Yes. But I think that those release notes are for the first versions of the 6x drivers. With first versions if you run GLSL Shading Language Demo (from 3DLabs: http://developer.3dlabs.com/openGL2/downloads/index.htm)) you will notice that the mandelbrot and Julia shaders will run very slow (the use a loop based in an uniform value). But with latest 6x.yy drivers or with 70.xx they have implemented branching and looping. This is part of the ‘object assembly’ generated code (using nvemulate) for the Julia shader:

...
ADDR  R3.x, R0.y, c[2];
[BOLD] LOOP c[3].yxxw; [/BOLD]
SLTR  H0.x, R2, c[3].z;
SLTR  H0.w, R1.x, c[4].x;
MULXC HC.x, H0.w, H0;
[BOLD] BRK   (EQ.x); [/BOLD]
MOVR  R2.x, R3;
MOVR  R1.w, R4.x;
MULR  R0.w, R1, R2.x;
...
MADR  R2.x, R1.w, R1.w, R0.w;
[BOLD] ENDLOOP; [/BOLD]
MULR  R0.w, R1.x, c[7].y;
...

I have also noted than in the test I made, the ‘object assembly’ generated shader does not include the branching (inside the if statment it has the half-light vector normalization, access to the decal texture, the specular computation and the final sum/multiply of all the calculated and uniform lighting parameters). It calculates all the shader and when doing the final sum, it multiplies the result conditionally to get one value or the other.

SGTRC HC.w, R1, c[0].z;
...
MADR  result.color.xyz(NE.w), R0, R1, R2;

This is why it is slower.

It is strange. I presume that with a branching it should be faster.
Another surprise is that it doesn’t use the NV_fragment_program_2 normalize instruction. (I have three normalize calls inside my shader). It is still using the DP3/RSQ pair to normalize. Maybe the ‘unified compiler’ will convert them…

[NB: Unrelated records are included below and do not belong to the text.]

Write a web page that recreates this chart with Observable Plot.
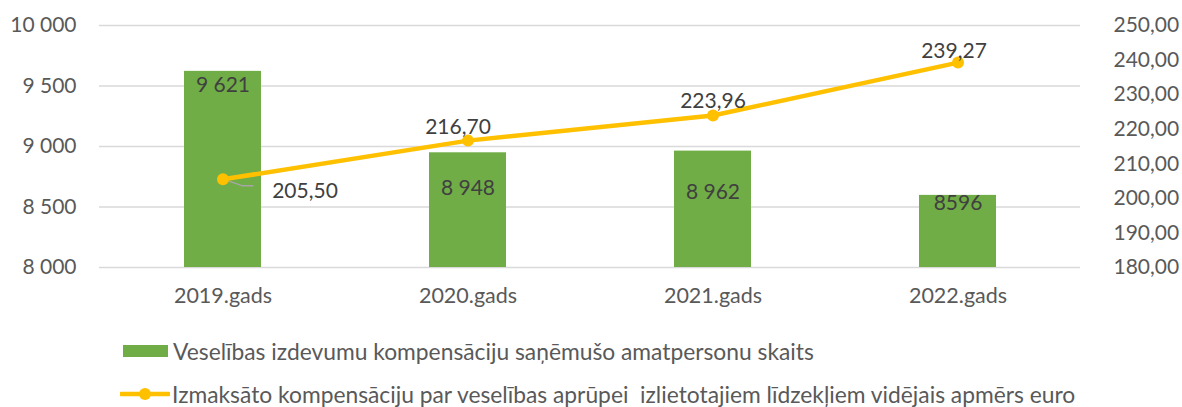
<!DOCTYPE html>
<html>
<head>
<meta charset="utf-8">
<script src="https://cdn.jsdelivr.net/npm/d3@7"></script>
<script src="https://cdn.jsdelivr.net/npm/@observablehq/plot@0.6"></script>
<style>
  body { margin: 0; background: #fff; font-family: Lato, "Open Sans", sans-serif; }
  #wrap { position: relative; width: 1182px; height: 407px; overflow: hidden; }
  .leg { position: absolute; font-size: 22.8px; color: #595959; white-space: pre; line-height: 1; }
</style>
</head>
<body>
<div id="wrap"></div>
<script>
const years = ["2019.gads", "2020.gads", "2021.gads", "2022.gads"];
const officials = [9621, 8948, 8962, 8596];
const officialLabels = ["9 621", "8 948", "8 962", "8596"];
const avgAmount = [205.50, 216.70, 223.96, 239.27];
const avgLabels = ["205,50", "216,70", "223,96", "239,27"];
const leftTicks = [8000, 8500, 9000, 9500, 10000];
const rightTicks = [180, 190, 200, 210, 220, 230, 240, 250];
const seriesNames = [
  "Veselības izdevumu kompensāciju saņēmušo amatpersonu skaits",
  "Izmaksāto kompensāciju par veselības aprūpei  izlietotajiem līdzekļiem vidējais apmērs euro"
];

const L0 = 8000, L1 = 10000, R0 = 180, R1 = 250;
const toLeft = v => L0 + (v - R0) / (R1 - R0) * (L1 - L0);

const data = years.map((y, i) => ({
  year: y, n: officials[i], nLabel: officialLabels[i],
  avg: avgAmount[i], avgY: toLeft(avgAmount[i]), avgLabel: avgLabels[i]
}));

const green = "#70AD47", gold = "#FFC000", txt = "#595959", lab = "#404040";
const fmtLeft = d => d3.format(",")(d).replace(/,/g, " ");
const fmtRight = v => v.toFixed(2).replace(".", ",");

const byYear = y => data.filter(d => d.year === y);
const NF = 21;

const chart = Plot.plot({
  width: 1182,
  height: 320,
  marginTop: 25,
  marginBottom: 53,
  marginLeft: 99,
  marginRight: 102,
  style: { fontFamily: "Lato, 'Open Sans', sans-serif", fontSize: "21px", color: txt, background: "white" },
  x: { domain: years, padding: 0, label: null },
  y: { domain: [L0, L1], label: null },
  marks: [
    Plot.ruleY(leftTicks, { stroke: "#D9D9D9", strokeWidth: 1.5 }),
    Plot.barY(data, { x: "year", y1: L0, y2: "n", fill: green, insetLeft: 84, insetRight: 84 }),
    Plot.axisY(leftTicks, { anchor: "left", tickSize: 0, tickPadding: 23, tickFormat: fmtLeft, fontSize: NF, fill: txt, label: null }),
    Plot.axisY(rightTicks.map(toLeft), { anchor: "right", tickSize: 0, tickPadding: 33, textAnchor: "start",
      tickFormat: v => fmtRight(R0 + (v - L0) / (L1 - L0) * (R1 - R0)), fontSize: NF, fill: txt, label: null }),
    Plot.axisX({ tickSize: 0, tickPadding: 20, fontSize: 21.5, fill: txt, label: null }),
    // bar value labels
    Plot.text(byYear("2019.gads"), { x: "year", y: "n", text: "nLabel", dy: 14, fill: lab, fontSize: NF }),
    Plot.text(byYear("2020.gads"), { x: "year", y: "n", text: "nLabel", dy: 35, fill: lab, fontSize: NF }),
    Plot.text(byYear("2021.gads"), { x: "year", y: "n", text: "nLabel", dy: 41, fill: lab, fontSize: NF }),
    Plot.text(byYear("2022.gads"), { x: "year", y: "n", text: "nLabel", dy: 8, fill: lab, fontSize: NF }),
    // leader line for first label
    Plot.dot(byYear("2019.gads"), { x: "year", y: "avgY", r: 0,
      render: (index, scales, values) => {
        const g = d3.create("svg:g");
        const d = byYear("2019.gads")[0];
        const bw = scales.x.bandwidth ? scales.x.bandwidth() : 0;
        const x = scales.x(d.year) + bw / 2, y = scales.y(d.avgY);
        g.append("path").attr("d", `M${x},${y} L${x + 20},${y + 7} L${x + 31},${y + 7}`)
          .attr("fill", "none").attr("stroke", "#A6A6A6").attr("stroke-width", 1.5);
        return g.node();
      } }),
    Plot.line(data, { x: "year", y: "avgY", stroke: gold, strokeWidth: 4.5 }),
    Plot.dot(data, { x: "year", y: "avgY", r: 6, fill: gold, stroke: null }),
    // line value labels
    Plot.text(byYear("2019.gads"), { x: "year", y: "avgY", text: "avgLabel", dx: 82, dy: 12, fill: lab, fontSize: NF }),
    Plot.text(byYear("2020.gads"), { x: "year", y: "avgY", text: "avgLabel", dx: -10, dy: -13, fill: lab, fontSize: NF }),
    Plot.text(byYear("2021.gads"), { x: "year", y: "avgY", text: "avgLabel", dx: 0, dy: -14, fill: lab, fontSize: NF }),
    Plot.text(byYear("2022.gads"), { x: "year", y: "avgY", text: "avgLabel", dx: -4, dy: -11, fill: lab, fontSize: NF })
  ]
});

const wrap = document.getElementById("wrap");
wrap.appendChild(chart);

// legend
const leg1 = document.createElement("div");
leg1.className = "leg";
leg1.style.left = "123px"; leg1.style.top = "337px";
leg1.innerHTML = `<svg width="46" height="18" style="vertical-align:middle;margin-right:4px"><rect x="0" y="3" width="45" height="12" fill="${green}"/></svg><span style="vertical-align:middle">${seriesNames[0]}</span>`;
wrap.appendChild(leg1);

const leg2 = document.createElement("div");
leg2.className = "leg";
leg2.style.left = "120px"; leg2.style.top = "380px";
leg2.innerHTML = `<svg width="50" height="18" style="vertical-align:middle;margin-right:2px"><line x1="1" y1="9" x2="49" y2="9" stroke="${gold}" stroke-width="4.5" stroke-linecap="round"/><circle cx="25" cy="9" r="6" fill="${gold}"/></svg><span style="vertical-align:middle">${seriesNames[1]}</span>`;
wrap.appendChild(leg2);
</script>
</body>
</html>
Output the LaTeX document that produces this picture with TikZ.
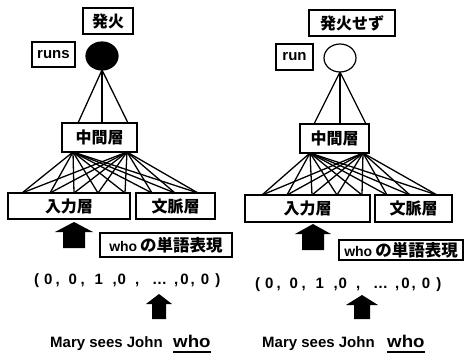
\documentclass[tikz,border=0pt]{standalone}
\usepackage{fontspec}
\usetikzlibrary{shapes.geometric}
\setmainfont{Liberation Sans}
\newfontfamily\jp{Noto Sans CJK JP}
\newcommand{\vecline}{(\hspace{5pt}0\hspace{3pt},\hspace{9pt}0\hspace{3.5pt},\hspace{10pt}1\hspace{9.5pt},\hspace{1pt}0\hspace{9pt},\hspace{13pt}…\hspace{7pt},\hspace{2pt}0\hspace{2pt},\hspace{6pt}0\hspace{6pt})}
\newcommand{\whoword}{\scalebox{1.1}[1]{who}}
\begin{document}
\begin{tikzpicture}[x=1pt,y=-1pt,
  box/.style={draw,line width=1.2pt,inner sep=0pt,font=\fontsize{16}{16}\selectfont\bfseries\jp},
  lbox/.style={draw,line width=1.2pt,inner sep=0pt,font=\fontsize{15}{15}\selectfont\bfseries},
  wbox/.style={draw,line width=1.2pt,inner sep=0pt,font=\fontsize{14}{14}\selectfont\bfseries},
  link/.style={line width=1.3pt},
  vtext/.style={font=\fontsize{15}{15}\selectfont\bfseries,inner sep=0pt,anchor=base west},
  stext/.style={font=\fontsize{15}{15}\selectfont\bfseries,inner sep=0pt,anchor=base west},
  wtext/.style={font=\fontsize{17}{17}\selectfont\bfseries,inner sep=0pt,anchor=base west},
  blockarrow/.style={fill=black}]
\useasboundingbox (0,0) rectangle (466,356);
% ---------- left panel ----------
\node[box,minimum width=50pt,minimum height=26pt] (hL) at (108,21) {発火};
\node[lbox,minimum width=43pt,minimum height=25pt] (rL) at (53.5,54.5) {runs};
\node[draw,fill=black,line width=1.2pt,ellipse,minimum width=32pt,minimum height=28pt,inner sep=0pt] (cL) at (102,56) {};
\node[box,minimum width=75pt,minimum height=29pt] (mL) at (99.5,137.5) {中間層};
\node[box,minimum width=122pt,minimum height=26pt] (iL) at (69,206) {入力層};
\node[box,minimum width=79pt,minimum height=26pt] (bL) at (175.5,206) {文脈層};
\coordinate (cLb) at (102,70);
\foreach \x/\n in {78/1,102/2,128/3} {
  \coordinate (mLt\n) at (\x,123);
  \draw[link] (cLb) -- (mLt\n);
}
\coordinate (hL1) at (73,152);
\coordinate (hL2) at (127,152);
\foreach \x [count=\n] in {22,50,74,98,125,152,175,198} {
  \coordinate (pL\n) at (\x,193);
  \draw[link] (hL1) -- (pL\n);
  \draw[link] (hL2) -- (pL\n);
}
\fill[blockarrow] (74,222) -- (93,232) -- (85,232) -- (85,248) -- (63,248) -- (63,232) -- (55,232) -- cycle;
\node[wbox,minimum width=132pt,minimum height=24pt] (wL) at (166,245) {who\hspace{3pt}{\fontsize{16.5}{16.5}\selectfont\jp の単語表現}};
\node[vtext] (vL) at (34,284) {\vecline};
\fill[blockarrow] (159,294) -- (172,304) -- (166,304) -- (166,319) -- (152,319) -- (152,304) -- (146,304) -- cycle;
\node[stext] (sL) at (50,347) {Mary sees John};
\node[wtext] (wwL) at (173,347) {\whoword};
\draw[line width=1.3pt] ([yshift=-5pt]wwL.base west) -- ([yshift=-5pt]wwL.base east);
% ---------- right panel ----------
\node[box,minimum width=86pt,minimum height=26pt] (hR) at (352,23) {発火せず};
\node[lbox,minimum width=37pt,minimum height=26pt] (rR) at (294.5,57) {run};
\node[draw,line width=1.2pt,ellipse,minimum width=32pt,minimum height=28pt,inner sep=0pt] (cR) at (340,58) {};
\node[box,minimum width=69pt,minimum height=29pt] (mR) at (334.5,138.5) {中間層};
\node[box,minimum width=125pt,minimum height=27pt] (iR) at (307.5,208.5) {入力層};
\node[box,minimum width=77pt,minimum height=27pt] (bR) at (413.5,208.5) {文脈層};
\coordinate (cRb) at (340,72);
\foreach \x/\n in {314/1,340/2,366/3} {
  \coordinate (mRt\n) at (\x,124);
  \draw[link] (cRb) -- (mRt\n);
}
\coordinate (hR1) at (310,153);
\coordinate (hR2) at (363,153);
\foreach \x [count=\n] in {262,287,312,337,362,387,410,437} {
  \coordinate (pR\n) at (\x,195);
  \draw[link] (hR1) -- (pR\n);
  \draw[link] (hR2) -- (pR\n);
}
\fill[blockarrow] (313,224) -- (331,234) -- (324,234) -- (324,250) -- (302,250) -- (302,234) -- (295,234) -- cycle;
\node[wbox,minimum width=124pt,minimum height=20pt] (wR) at (401,250) {who\hspace{3pt}{\fontsize{16.5}{16.5}\selectfont\jp の単語表現}};
\node[vtext] (vR) at (255,288) {\vecline};
\fill[blockarrow] (362,295) -- (378,305) -- (370,305) -- (370,319) -- (354,319) -- (354,305) -- (346,305) -- cycle;
\node[stext] (sR) at (262,347) {Mary sees John};
\node[wtext] (wwR) at (387,347) {\whoword};
\draw[line width=1.3pt] ([yshift=-5pt]wwR.base west) -- ([yshift=-5pt]wwR.base east);
\end{tikzpicture}
\end{document}
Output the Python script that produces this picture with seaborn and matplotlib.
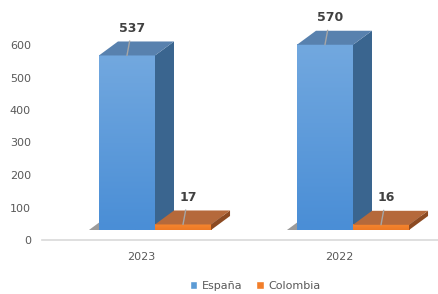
import numpy as np
import pandas as pd
import matplotlib
matplotlib.use("Agg")
import matplotlib.pyplot as plt
import matplotlib.transforms as mtransforms
from matplotlib.patches import Polygon
from matplotlib.colors import LinearSegmentedColormap
import seaborn as sns

# ── Data ──────────────────────────────────────────────────────
years = ["2023", "2022"]
countries = ["España", "Colombia"]
espana = [537, 570]
colombia = [17, 16]

df = pd.DataFrame({
    "year": years * 2,
    "country": [countries[0]] * len(years) + [countries[1]] * len(years),
    "value": espana + colombia,
})

# ── Style ─────────────────────────────────────────────────────
FRONT = {"España": "#5B9BD5", "Colombia": "#F27E2A"}
GRAD = {"España": ("#4A8ED6", "#72A8DF"), "Colombia": ("#EE7A26", "#F5852F")}
TOP = {"España": "#5881AE", "Colombia": "#B5693B"}
SIDE = {"España": "#3A658F", "Colombia": "#8C4A22"}
TEXT = "#595959"
PX = 1 / 100            # one pixel in inches at dpi=100
FRONT_SHIFT = (14, 10)  # front face shift (px)
DEPTH = (19, 14)        # 3d depth (px)

sns.set_theme(style="white")
plt.rcParams["font.family"] = ["DejaVu Sans"]

fig = plt.figure(figsize=(4.38, 2.94), dpi=100)
fig.patch.set_facecolor("white")
ax = fig.add_axes([42 / 438, 54 / 294, 396 / 438, 227.5 / 294])

sns.barplot(data=df, x="year", y="value", hue="country", order=years,
            hue_order=countries, palette=FRONT, width=0.566, saturation=1,
            ax=ax)
handles, labels = ax.get_legend_handles_labels()
if ax.get_legend() is not None:
    ax.get_legend().remove()

XLIM, YLIM = (-0.5, 1.5), (0, 700)
ax.set_xlim(*XLIM)
ax.set_ylim(*YLIM)

front_tr = ax.transData + mtransforms.ScaledTranslation(
    FRONT_SHIFT[0] * PX, FRONT_SHIFT[1] * PX, fig.dpi_scale_trans)
ident = mtransforms.IdentityTransform()
grad = np.linspace(0, 1, 64).reshape(-1, 1)
dx, dy = DEPTH

for i, (country, container) in enumerate(zip(countries, ax.containers)):
    z = 2 + i
    cmap = LinearSegmentedColormap.from_list(country, GRAD[country])
    for bar in container:
        x0, w, h = bar.get_x(), bar.get_width(), bar.get_height()
        bar.set_transform(front_tr)
        bar.set_zorder(z)
        bar.set_edgecolor("none")
        (ax0, ay0), (ax1, ay1) = front_tr.transform([(x0, 0), (x0 + w, h)])

        # floor shadow
        shadow = Polygon([(ax0 - 10, ay0), (ax1 - 6, ay0),
                          (ax1 + dx - 6, ay0 + dy), (ax0 + dx - 10, ay0 + dy)],
                         closed=True, transform=ident, facecolor="#595959",
                         alpha=0.6, edgecolor="none", zorder=1.5)
        ax.add_patch(shadow)

        # gradient on front face
        ax.imshow(grad, extent=(x0, x0 + w, 0, h), origin="lower", cmap=cmap,
                  aspect="auto", transform=front_tr, zorder=z,
                  interpolation="bilinear")

        # side face
        side = Polygon([(ax1, ay0), (ax1 + dx, ay0 + dy), (ax1 + dx, ay1 + dy), (ax1, ay1)],
                       closed=True, transform=ident, facecolor=SIDE[country],
                       edgecolor="none", zorder=z)
        ax.add_patch(side)
        # top face
        top = Polygon([(ax0, ay1), (ax1, ay1), (ax1 + dx, ay1 + dy), (ax0 + dx, ay1 + dy)],
                      closed=True, transform=ident, facecolor=TOP[country],
                      edgecolor="none", zorder=z)
        ax.add_patch(top)

        # data label with leader line
        ax.annotate(f"{h:.0f}", xy=(x0 + w / 2, h), xycoords=front_tr,
                    xytext=(5, 27), textcoords="offset pixels",
                    ha="center", va="center", fontsize=9, fontweight="bold",
                    color="#404040", zorder=6,
                    arrowprops=dict(arrowstyle="-", color="#A6A6A6", lw=1,
                                    shrinkA=2, shrinkB=0))

ax.set_xlim(*XLIM)
ax.set_ylim(*YLIM)
ax.set_yticks(range(0, 700, 100))
ax.set_xlabel("")
ax.set_ylabel("")
ax.tick_params(axis="both", length=0, colors=TEXT, labelsize=8)
ax.tick_params(axis="y", pad=8)
ax.tick_params(axis="x", pad=9)
sns.despine(ax=ax, left=True)
ax.spines["bottom"].set_color("#D9D9D9")
ax.spines["bottom"].set_linewidth(1.2)
ax.spines["bottom"].set_zorder(1)
ax.grid(False)

fig.legend(handles, labels, loc="center", bbox_to_anchor=(255 / 438, 8 / 294),
           ncol=2, frameon=False, fontsize=8, handlelength=0.7, handleheight=0.7,
           handletextpad=0.4, columnspacing=1.2, labelcolor=TEXT,
           borderpad=0.1)

fig.savefig("out.png", dpi=100)
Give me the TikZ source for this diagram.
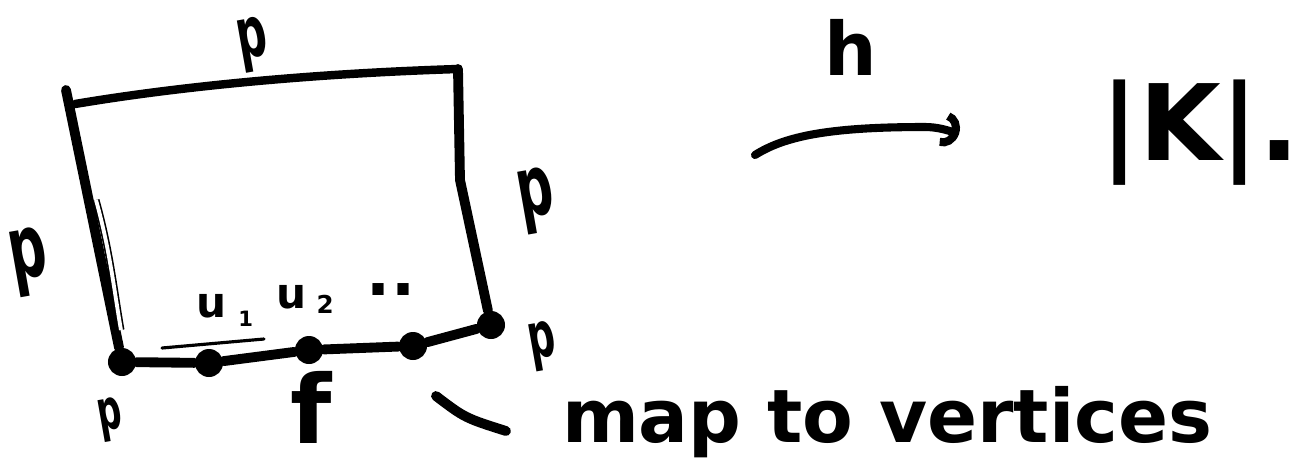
\documentclass[tikz,border=0pt]{standalone}
\usepackage{fontspec}
\setmainfont{DejaVu Sans}
\usetikzlibrary{arrows.meta}
\newcommand{\fsz}[1]{\fontsize{#1}{#1}\selectfont}
\newcommand{\narrowp}{\scalebox{0.6}[1]{p}}
\begin{document}
\begin{tikzpicture}[x=0.01cm,y=-0.01cm,
  lbl/.style={font=\bfseries, inner sep=0pt, outer sep=0pt},
  pl/.style={lbl, rotate=10},
  edge/.style={line width=2.8pt, line cap=round, line join=round},
  thinline/.style={line width=0.9pt, line cap=round},
  vdot/.style={circle, fill=black, inner sep=0pt, minimum size=0.28cm},
  harrow/.style={line width=2.3pt, line cap=round, -{Arc Barb[length=4.5pt,width=10pt]}}]
\useasboundingbox (0,0) rectangle (1305,469);
\fill[white] (0,0) rectangle (1305,469);

% corners of the square
\coordinate (tlA) at (66,90);
\coordinate (tl) at (75,104);
\coordinate (tr) at (458,69);
\coordinate (rk) at (460,180);
% vertices on the bottom edge
\node[vdot] (v0) at (122,362) {};
\node[vdot] (v1) at (209,363) {};
\node[vdot] (v2) at (309,350) {};
\node[vdot] (v3) at (413,346) {};
\node[vdot] (v4) at (491,325) {};

% edges of the square
\draw[edge] (tlA) -- (v0);
\draw[edge, line width=2.4pt] (tl) .. controls (170,88) and (300,74) .. (tr);
\draw[edge] (tr) -- (rk) -- (v4);
\draw[edge] (v0) -- (v1) -- (v2) -- (v3) -- (v4);

% thin strokes
\coordinate (dl1) at (96,200);
\coordinate (dl2) at (121,330);
\draw[line width=0.45pt, double=white, double distance=1.1pt] (dl1) .. controls (110,250) and (114,290) .. (dl2);
\coordinate (ul1) at (162,348);
\coordinate (ul2) at (264,339);
\draw[thinline] (ul1) -- (ul2);

% labels p
\node[pl, font=\bfseries\fsz{20}] (ptop) at (253,45) {\narrowp};
\node[pl, font=\bfseries\fsz{25}] (pleft) at (29,262) {\narrowp};
\node[pl, font=\bfseries\fsz{24}] (pright) at (537,201) {\narrowp};
\node[pl, font=\bfseries\fsz{18}] (pbr) at (543,346) {\narrowp};
\node[pl, font=\bfseries\fsz{16}] (pbl) at (111,420) {\narrowp};

% u labels
\node[lbl, font=\bfseries\fsz{12}, anchor=base west] (u1) at (196,317) {u\hspace{3.5pt}\raisebox{-2.8pt}{\fsz{6}1}};
\node[lbl, font=\bfseries\fsz{12}, anchor=base west] (u2) at (276,308) {u\hspace{3pt}\raisebox{-1.5pt}{\fsz{7}2}};
\node[lbl, font=\bfseries\fsz{18}, anchor=base] (dots) at (391,295) {..};

% f
\node[lbl, font=\bfseries\fsz{27}] (f) at (311,407) {f};

% map to vertices
\coordinate (m1) at (436,396);
\coordinate (m2) at (506,431);
\draw[edge] (m1) .. controls (465,418) .. (m2);
\node[lbl, font=\bfseries\fsz{21}, anchor=base west] (map) at (562,442) {map to vertices};

% arrow h
\coordinate (ha) at (755,155);
\coordinate (hb) at (959,134);
\draw[harrow] (ha) .. controls (785,136) and (830,127) .. (925,127) .. controls (937,127) and (947,130) .. (hb);
\node[lbl, font=\bfseries\fsz{21}, anchor=base] (h) at (851,75) {h};

% |K|.
\node[lbl, font=\bfseries\fsz{30}, anchor=base] (K) at (1200,160) {|K|.};
\end{tikzpicture}
\end{document}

As I mentioned in an earlier post, some of these performance issues are immature drivers, while others are immature hardware. Driver improvements will come along about every 3 months or so, while hardware advances will be much slower.

The branching capability makes code development much easier and funner, but the performance is pretty bad. I suspect it will take a few years to get highly optimized branching hardware within the GPU.

This topic was automatically closed 183 days after the last reply. New replies are no longer allowed.